J'élargirai la question terroriste au cas du gazoduc Nord Stream, et aux menaces hybrides qui n'incluent pas forcément des groupes armés étatiques. Il est évident que ces réalités sont prises en compte. La Marine nationale dispose d'une expertise dans le contre-terrorisme maritime, avec des doctrines et entrainements adaptés. Sous les mers se trouvent des gazoducs, des câbles de communication, mais aussi des câbles électriques, ce qui pose la question de la maîtrise des fonds marins en vue de la protection de ces infrastructures critiques. Toutes les grandes puissances travaillent à développer leurs capacités en ce domaine. Cette question est donc déjà prise en compte.

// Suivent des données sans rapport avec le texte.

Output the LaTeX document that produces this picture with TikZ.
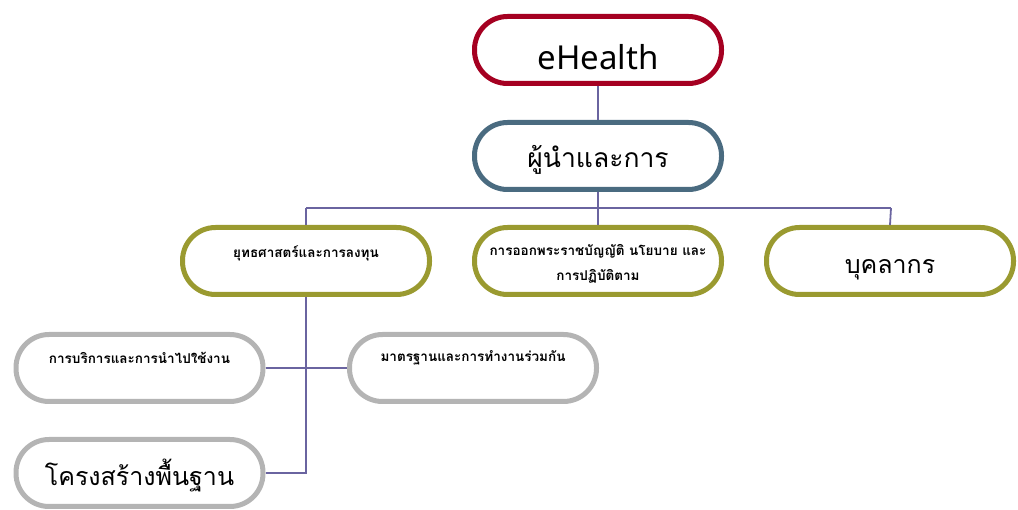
\documentclass[tikz,border=0pt]{standalone}
\usepackage{fontspec}
\setmainfont{Noto Sans}
\newfontfamily\thai[Script=Thai]{Loma}
\definecolor{cRed}{HTML}{A50021}
\definecolor{cSlate}{HTML}{4A6B80}
\definecolor{cOlive}{HTML}{9A9A30}
\definecolor{cGray}{HTML}{B4B4B4}
\definecolor{cLine}{HTML}{6A64A0}
\begin{document}
\begin{tikzpicture}[x=1pt,y=-1pt,
  pill/.style={draw, fill=white, line width=5pt, rounded corners=33pt,
    minimum width=247pt, minimum height=67pt, inner sep=0pt},
  conn/.style={draw=cLine, line width=1.8pt},
  big/.style={font=\fontsize{26.5}{32}\selectfont\thai},
  small/.style={font=\fontsize{13.5}{25}\selectfont\thai\bfseries, align=center}]
\useasboundingbox (0,0) rectangle (1018,510);
% boxes
\node[pill, draw=cRed]   (eh)  at (598,50)  {};
\node[pill, draw=cSlate] (lead) at (598,156) {};
\node[pill, draw=cOlive] (strat) at (306,261) {};
\node[pill, draw=cOlive] (law)  at (598,261) {};
\node[pill, draw=cOlive] (hr)   at (890,261) {};
\node[pill, draw=cGray]  (serv) at (139.5,368) {};
\node[pill, draw=cGray]  (std)  at (473,368) {};
\node[pill, draw=cGray]  (infra) at (139.5,473) {};
% connectors
\coordinate (bus) at (598,208);
\coordinate (busL) at (306,208);
\coordinate (busR) at (891,208);
\coordinate (j2) at (306,473);
\draw[conn] (eh.south) -- (lead.north);
\draw[conn] (lead.south) -- (bus);
\draw[conn] (busL) -- (busR);
\draw[conn] (busL) -- (strat.north);
\draw[conn] (bus) -- (law.north);
\draw[conn] (busR) -- (hr.north);
\draw[conn] (strat.south) -- (j2) -- (infra.east);
\draw[conn] (serv.east) -- (std.west);
% texts
\node[font=\fontsize{33}{38}\selectfont] (teh) at ([yshift=-7]eh.center) {eHealth};
\node[big] (tlead) at ([yshift=-4]lead.center) {ผู้นำและการ};
\node[small] (tstrat) at ([yshift=8]strat.center) {ยุทธศาสตร์และการลงทุน};
\node[small] (tlaw) at ([yshift=-3]law.center) {การออกพระราชบัญญัติ นโยบาย และ\\การปฏิบัติตาม};
\node[font=\fontsize{25}{30}\selectfont\thai] (thr) at ([yshift=-9]hr.center) {บุคลากร};
\node[small] (tserv) at ([yshift=10]serv.center) {การบริการและการนำไปใช้งาน};
\node[small] (tstd) at ([yshift=10]std.center) {มาตรฐานและการทำงานร่วมกัน};
\node[font=\fontsize{25}{30}\selectfont\thai] (tinfra) at ([yshift=-3]infra.center) {โครงสร้างพื้นฐาน};
\end{tikzpicture}
\end{document}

Concernant l'énergie nucléaire, il faut rappeler que la Russie était, en 2022, l'acteur dominant de ce secteur dans le monde. Le conflit en Ukraine modifie le contexte, mais en partie seulement, car la Chine et la Russie continuent d'investir massivement dans les technologies nucléaires d'avenir. Ce sont les deux seuls pays à bénéficier de réacteurs de quatrième génération. Le réacteur chinois HTR-PM permet la production d'hydrogène bas-carbone, non par électricité nucléaire, mais par chaleur nucléaire. Ce duopole russo-chinois développe la technologie des réacteurs à neutrons rapides, dont l'intérêt principal réside dans l'absence de déchets de longue vie.
Aujourd'hui, les pays traditionnels du nucléaire comme les États-Unis, les pays européens ou le Japon sont en retard par rapport à la Russie et à la Chine, mais beaucoup de projets sont à l'étude, notamment autour de petits réacteurs. Les États-Unis ont énormément investi, avec une architecture étatique multi-agences qui soutient des projets portés par des acteurs privés, comme Bill Gates. Lorsque ces technologies seront matures, elles ouvriront de nouvelles perspectives pour le nucléaire, qui ne sera plus à vocation uniquement électrique. Nous pouvons évoquer le nucléaire de cogénération (électricité et chaleur), le nucléaire d'électricité pour produire de l'hydrogène, le nucléaire de propulsion pour des missions spatiales futures. Au Royaume-Uni, Rolls-Royce a signé avec l'équivalent britannique du Centre nationale d'études spatiales (CNES) un accord de développement d'un réacteur nucléaire destiné à l'exploration spatiale.
Nous ne serons donc pas confrontés au risque que le premier entrant s'empare de toutes les parts du marché, car ces marchés devraient se diversifier.